▶ _Stated problem_
Find every line in the records below that holds the word "React", and copy it out.

>>>

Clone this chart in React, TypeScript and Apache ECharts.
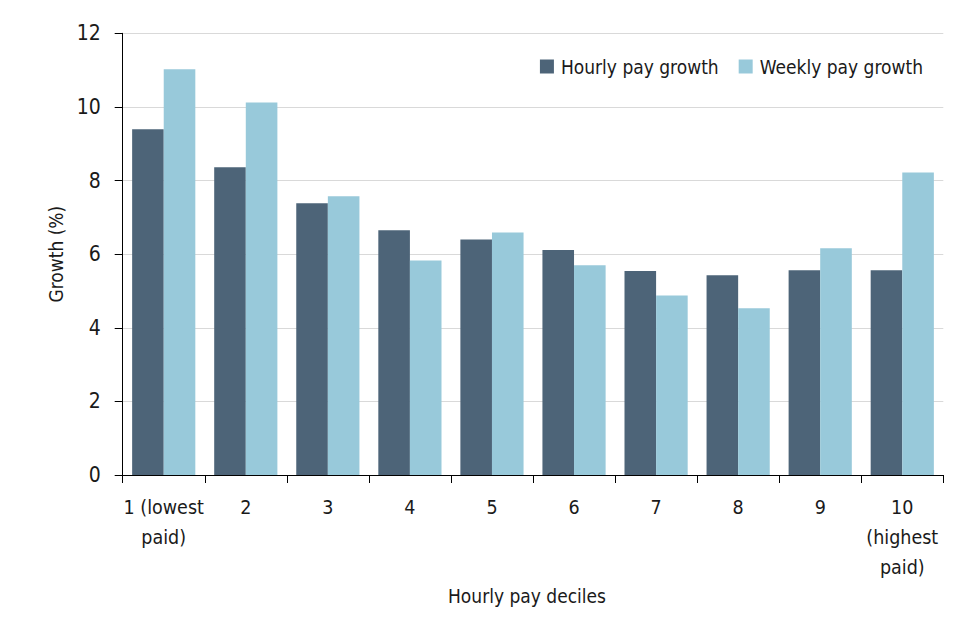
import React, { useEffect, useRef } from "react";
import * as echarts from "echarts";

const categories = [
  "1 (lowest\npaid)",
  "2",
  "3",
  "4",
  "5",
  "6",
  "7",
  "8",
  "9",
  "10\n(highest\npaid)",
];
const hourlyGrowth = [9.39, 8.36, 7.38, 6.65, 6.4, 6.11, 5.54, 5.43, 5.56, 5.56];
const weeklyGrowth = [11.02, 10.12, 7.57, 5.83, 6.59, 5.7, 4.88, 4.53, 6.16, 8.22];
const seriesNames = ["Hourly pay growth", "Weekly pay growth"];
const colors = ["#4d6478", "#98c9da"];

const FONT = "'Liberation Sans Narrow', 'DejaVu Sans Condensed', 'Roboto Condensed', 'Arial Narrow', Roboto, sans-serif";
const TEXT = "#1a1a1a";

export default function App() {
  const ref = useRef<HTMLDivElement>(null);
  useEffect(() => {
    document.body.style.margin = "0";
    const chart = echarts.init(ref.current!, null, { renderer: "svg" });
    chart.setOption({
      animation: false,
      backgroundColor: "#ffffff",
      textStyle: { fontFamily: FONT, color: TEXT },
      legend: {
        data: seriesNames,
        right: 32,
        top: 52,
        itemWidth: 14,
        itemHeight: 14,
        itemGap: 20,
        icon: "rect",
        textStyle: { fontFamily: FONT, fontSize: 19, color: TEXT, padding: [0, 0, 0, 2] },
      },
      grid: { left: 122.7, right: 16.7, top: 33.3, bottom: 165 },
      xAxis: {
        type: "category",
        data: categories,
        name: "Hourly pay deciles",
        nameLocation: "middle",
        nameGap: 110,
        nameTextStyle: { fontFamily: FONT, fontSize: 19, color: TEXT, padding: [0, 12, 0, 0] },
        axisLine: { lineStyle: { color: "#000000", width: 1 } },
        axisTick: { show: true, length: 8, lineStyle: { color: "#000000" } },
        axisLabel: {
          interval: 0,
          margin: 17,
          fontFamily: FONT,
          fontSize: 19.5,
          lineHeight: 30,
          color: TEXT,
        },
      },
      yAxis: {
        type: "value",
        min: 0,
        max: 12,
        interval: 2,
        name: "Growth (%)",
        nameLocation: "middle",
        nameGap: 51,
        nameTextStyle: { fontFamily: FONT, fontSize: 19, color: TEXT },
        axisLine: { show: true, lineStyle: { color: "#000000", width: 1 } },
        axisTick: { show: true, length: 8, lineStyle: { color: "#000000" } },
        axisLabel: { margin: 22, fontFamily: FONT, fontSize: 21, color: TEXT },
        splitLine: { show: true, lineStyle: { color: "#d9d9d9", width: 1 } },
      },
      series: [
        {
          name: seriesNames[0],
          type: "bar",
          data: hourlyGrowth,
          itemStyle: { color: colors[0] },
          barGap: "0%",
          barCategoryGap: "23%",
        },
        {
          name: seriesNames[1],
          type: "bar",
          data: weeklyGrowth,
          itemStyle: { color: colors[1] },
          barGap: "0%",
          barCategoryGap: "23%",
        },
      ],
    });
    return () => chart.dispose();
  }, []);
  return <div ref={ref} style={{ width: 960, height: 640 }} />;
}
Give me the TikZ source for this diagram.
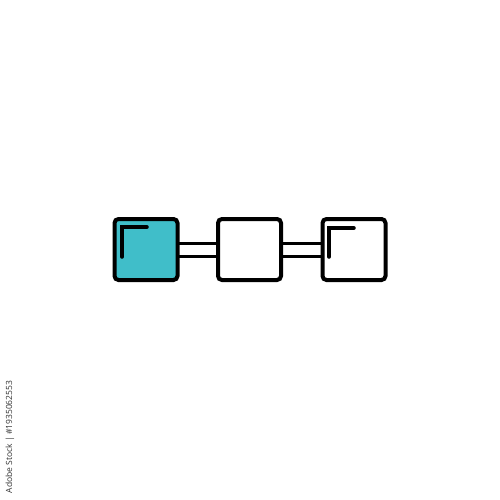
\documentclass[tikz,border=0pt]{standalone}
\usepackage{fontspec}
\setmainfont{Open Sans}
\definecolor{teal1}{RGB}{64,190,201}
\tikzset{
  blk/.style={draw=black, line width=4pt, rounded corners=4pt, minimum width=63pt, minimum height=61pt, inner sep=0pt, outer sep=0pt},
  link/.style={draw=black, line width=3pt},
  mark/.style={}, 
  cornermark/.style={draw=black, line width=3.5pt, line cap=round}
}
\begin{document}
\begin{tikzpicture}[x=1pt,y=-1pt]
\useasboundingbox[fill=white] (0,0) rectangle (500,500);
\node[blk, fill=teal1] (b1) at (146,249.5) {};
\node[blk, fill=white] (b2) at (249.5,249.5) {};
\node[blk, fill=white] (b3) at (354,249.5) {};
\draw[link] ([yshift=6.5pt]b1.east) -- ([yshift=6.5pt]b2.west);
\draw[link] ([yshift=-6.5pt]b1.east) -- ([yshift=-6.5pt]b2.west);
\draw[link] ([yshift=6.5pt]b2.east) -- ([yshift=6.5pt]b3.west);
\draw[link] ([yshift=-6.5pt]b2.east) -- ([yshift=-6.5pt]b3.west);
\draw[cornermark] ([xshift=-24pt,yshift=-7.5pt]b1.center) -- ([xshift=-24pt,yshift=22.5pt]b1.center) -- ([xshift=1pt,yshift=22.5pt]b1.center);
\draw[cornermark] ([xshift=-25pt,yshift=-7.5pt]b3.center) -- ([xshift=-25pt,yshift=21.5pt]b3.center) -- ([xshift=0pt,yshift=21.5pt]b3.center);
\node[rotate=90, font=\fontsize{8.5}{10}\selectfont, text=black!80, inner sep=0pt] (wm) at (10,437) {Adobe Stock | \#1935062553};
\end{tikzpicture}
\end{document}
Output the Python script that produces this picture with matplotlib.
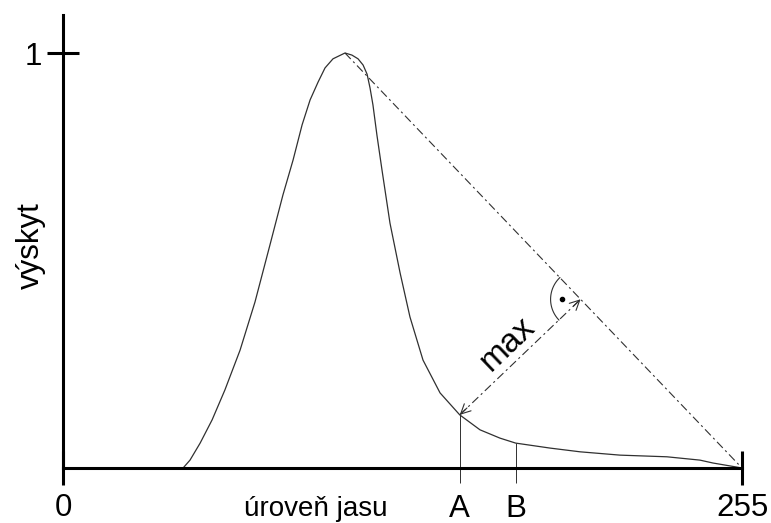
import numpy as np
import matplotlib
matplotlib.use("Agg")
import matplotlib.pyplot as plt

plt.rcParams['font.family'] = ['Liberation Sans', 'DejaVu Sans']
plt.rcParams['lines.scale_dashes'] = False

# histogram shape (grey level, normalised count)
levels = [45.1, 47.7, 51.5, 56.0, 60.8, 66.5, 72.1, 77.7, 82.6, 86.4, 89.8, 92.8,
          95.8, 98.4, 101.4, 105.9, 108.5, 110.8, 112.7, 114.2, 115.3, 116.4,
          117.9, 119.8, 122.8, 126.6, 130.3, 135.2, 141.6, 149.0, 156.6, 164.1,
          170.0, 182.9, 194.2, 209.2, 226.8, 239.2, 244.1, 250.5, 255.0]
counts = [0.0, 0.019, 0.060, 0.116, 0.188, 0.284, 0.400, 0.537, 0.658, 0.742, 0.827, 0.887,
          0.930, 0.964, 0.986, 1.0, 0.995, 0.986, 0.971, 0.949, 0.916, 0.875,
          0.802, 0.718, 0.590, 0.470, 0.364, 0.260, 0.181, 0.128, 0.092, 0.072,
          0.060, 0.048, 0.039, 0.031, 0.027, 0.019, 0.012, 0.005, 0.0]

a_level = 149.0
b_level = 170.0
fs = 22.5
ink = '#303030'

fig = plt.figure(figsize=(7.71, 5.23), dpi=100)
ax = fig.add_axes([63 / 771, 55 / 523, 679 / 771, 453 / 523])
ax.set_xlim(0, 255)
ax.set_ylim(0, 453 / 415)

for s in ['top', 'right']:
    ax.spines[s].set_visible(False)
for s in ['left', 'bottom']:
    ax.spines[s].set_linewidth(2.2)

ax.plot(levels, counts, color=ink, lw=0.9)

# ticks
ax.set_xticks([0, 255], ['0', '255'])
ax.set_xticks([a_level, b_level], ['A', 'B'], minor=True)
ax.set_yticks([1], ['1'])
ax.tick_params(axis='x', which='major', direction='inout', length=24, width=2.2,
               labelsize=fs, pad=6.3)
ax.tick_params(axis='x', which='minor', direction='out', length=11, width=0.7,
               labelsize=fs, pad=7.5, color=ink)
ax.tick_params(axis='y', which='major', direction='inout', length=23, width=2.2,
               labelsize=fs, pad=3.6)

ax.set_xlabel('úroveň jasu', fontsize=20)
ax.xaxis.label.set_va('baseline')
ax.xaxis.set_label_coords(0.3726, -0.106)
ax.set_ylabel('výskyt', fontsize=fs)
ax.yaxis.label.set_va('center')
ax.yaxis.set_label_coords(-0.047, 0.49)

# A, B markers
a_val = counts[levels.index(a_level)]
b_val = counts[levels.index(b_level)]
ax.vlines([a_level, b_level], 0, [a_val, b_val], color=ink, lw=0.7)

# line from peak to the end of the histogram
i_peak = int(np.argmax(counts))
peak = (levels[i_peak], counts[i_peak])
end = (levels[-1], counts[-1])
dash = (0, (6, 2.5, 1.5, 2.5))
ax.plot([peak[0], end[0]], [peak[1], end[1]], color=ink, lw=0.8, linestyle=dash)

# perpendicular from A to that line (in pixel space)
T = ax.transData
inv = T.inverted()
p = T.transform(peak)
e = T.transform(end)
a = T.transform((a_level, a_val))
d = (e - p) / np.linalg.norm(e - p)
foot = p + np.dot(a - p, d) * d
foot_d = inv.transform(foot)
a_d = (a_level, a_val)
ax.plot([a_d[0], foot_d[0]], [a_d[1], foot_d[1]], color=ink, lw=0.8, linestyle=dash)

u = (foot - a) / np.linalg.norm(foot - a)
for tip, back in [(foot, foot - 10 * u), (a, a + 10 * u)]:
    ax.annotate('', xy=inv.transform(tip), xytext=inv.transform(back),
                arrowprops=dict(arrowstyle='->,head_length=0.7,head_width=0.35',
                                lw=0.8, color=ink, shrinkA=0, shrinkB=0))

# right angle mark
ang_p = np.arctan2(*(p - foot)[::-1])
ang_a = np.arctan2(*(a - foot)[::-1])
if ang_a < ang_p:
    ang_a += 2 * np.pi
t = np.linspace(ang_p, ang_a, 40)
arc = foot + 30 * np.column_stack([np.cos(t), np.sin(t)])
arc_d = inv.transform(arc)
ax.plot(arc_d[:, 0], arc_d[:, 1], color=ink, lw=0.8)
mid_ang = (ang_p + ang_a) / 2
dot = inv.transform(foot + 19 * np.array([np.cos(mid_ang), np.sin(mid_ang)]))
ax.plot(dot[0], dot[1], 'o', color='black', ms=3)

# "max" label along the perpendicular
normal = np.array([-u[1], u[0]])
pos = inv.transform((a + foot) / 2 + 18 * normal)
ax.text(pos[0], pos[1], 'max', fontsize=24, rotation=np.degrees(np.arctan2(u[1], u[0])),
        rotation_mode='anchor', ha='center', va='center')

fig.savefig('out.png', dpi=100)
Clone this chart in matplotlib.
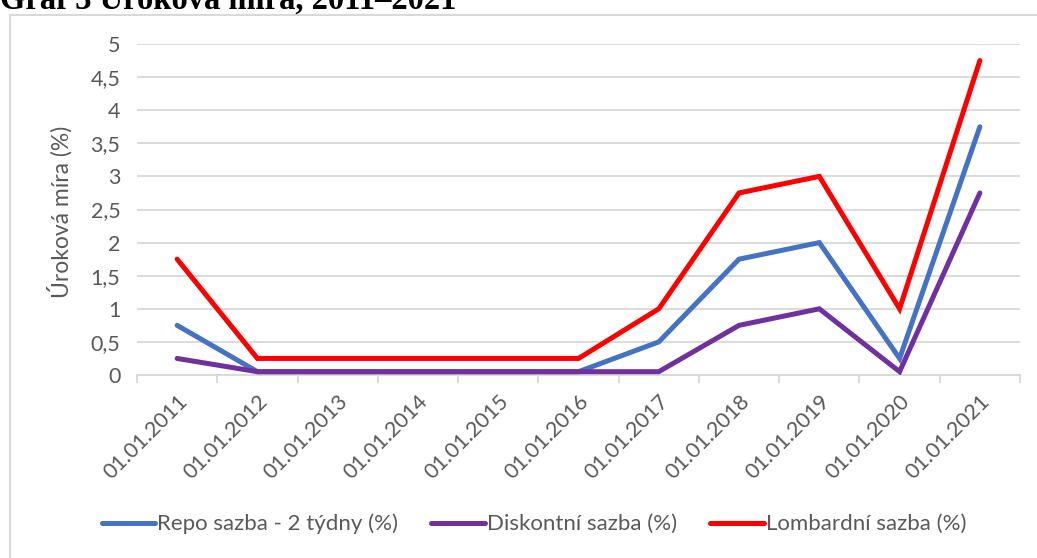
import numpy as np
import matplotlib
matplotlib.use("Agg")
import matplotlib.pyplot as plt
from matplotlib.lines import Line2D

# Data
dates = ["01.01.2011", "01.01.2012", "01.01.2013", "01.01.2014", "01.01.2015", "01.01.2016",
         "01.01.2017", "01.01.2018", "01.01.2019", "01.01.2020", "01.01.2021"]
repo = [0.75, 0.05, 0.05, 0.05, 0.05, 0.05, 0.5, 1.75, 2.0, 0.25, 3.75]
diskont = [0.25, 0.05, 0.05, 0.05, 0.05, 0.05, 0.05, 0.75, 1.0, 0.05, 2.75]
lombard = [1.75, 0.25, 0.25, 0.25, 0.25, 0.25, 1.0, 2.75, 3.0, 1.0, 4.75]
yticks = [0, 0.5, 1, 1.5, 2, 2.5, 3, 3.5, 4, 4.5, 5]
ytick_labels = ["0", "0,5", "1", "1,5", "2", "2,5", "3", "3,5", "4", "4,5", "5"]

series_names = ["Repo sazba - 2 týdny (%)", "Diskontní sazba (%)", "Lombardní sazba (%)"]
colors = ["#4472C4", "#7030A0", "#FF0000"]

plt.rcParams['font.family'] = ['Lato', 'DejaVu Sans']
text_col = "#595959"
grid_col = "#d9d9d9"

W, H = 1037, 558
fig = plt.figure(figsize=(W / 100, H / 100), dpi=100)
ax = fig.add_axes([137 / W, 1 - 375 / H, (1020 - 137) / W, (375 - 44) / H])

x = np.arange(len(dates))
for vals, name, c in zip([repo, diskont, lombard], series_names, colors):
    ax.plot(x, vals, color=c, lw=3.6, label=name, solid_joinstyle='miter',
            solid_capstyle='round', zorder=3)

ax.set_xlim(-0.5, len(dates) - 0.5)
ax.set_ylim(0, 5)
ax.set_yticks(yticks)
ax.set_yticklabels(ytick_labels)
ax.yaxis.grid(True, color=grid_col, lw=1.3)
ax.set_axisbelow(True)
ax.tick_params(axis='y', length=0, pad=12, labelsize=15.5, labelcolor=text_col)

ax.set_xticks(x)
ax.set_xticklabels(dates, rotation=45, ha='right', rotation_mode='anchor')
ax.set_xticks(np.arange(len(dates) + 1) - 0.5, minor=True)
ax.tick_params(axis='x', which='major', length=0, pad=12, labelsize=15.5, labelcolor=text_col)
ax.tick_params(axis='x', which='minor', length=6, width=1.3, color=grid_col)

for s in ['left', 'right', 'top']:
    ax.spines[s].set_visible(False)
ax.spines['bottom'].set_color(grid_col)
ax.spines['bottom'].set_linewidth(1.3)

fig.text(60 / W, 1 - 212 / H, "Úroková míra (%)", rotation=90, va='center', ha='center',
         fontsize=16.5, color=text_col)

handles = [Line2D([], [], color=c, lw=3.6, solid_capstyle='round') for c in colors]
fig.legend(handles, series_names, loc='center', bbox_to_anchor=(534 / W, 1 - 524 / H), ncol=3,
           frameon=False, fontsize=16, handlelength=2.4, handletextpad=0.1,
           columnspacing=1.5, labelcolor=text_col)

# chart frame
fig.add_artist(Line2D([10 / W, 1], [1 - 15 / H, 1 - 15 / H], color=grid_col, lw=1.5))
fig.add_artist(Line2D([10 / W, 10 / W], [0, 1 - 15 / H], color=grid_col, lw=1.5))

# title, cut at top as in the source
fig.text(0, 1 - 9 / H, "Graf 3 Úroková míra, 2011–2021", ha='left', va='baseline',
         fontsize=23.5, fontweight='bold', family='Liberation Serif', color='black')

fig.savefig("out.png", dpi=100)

<<<

▶ _Task output_
Clone this chart in React, TypeScript and Apache ECharts.
import React, { useEffect, useRef } from "react";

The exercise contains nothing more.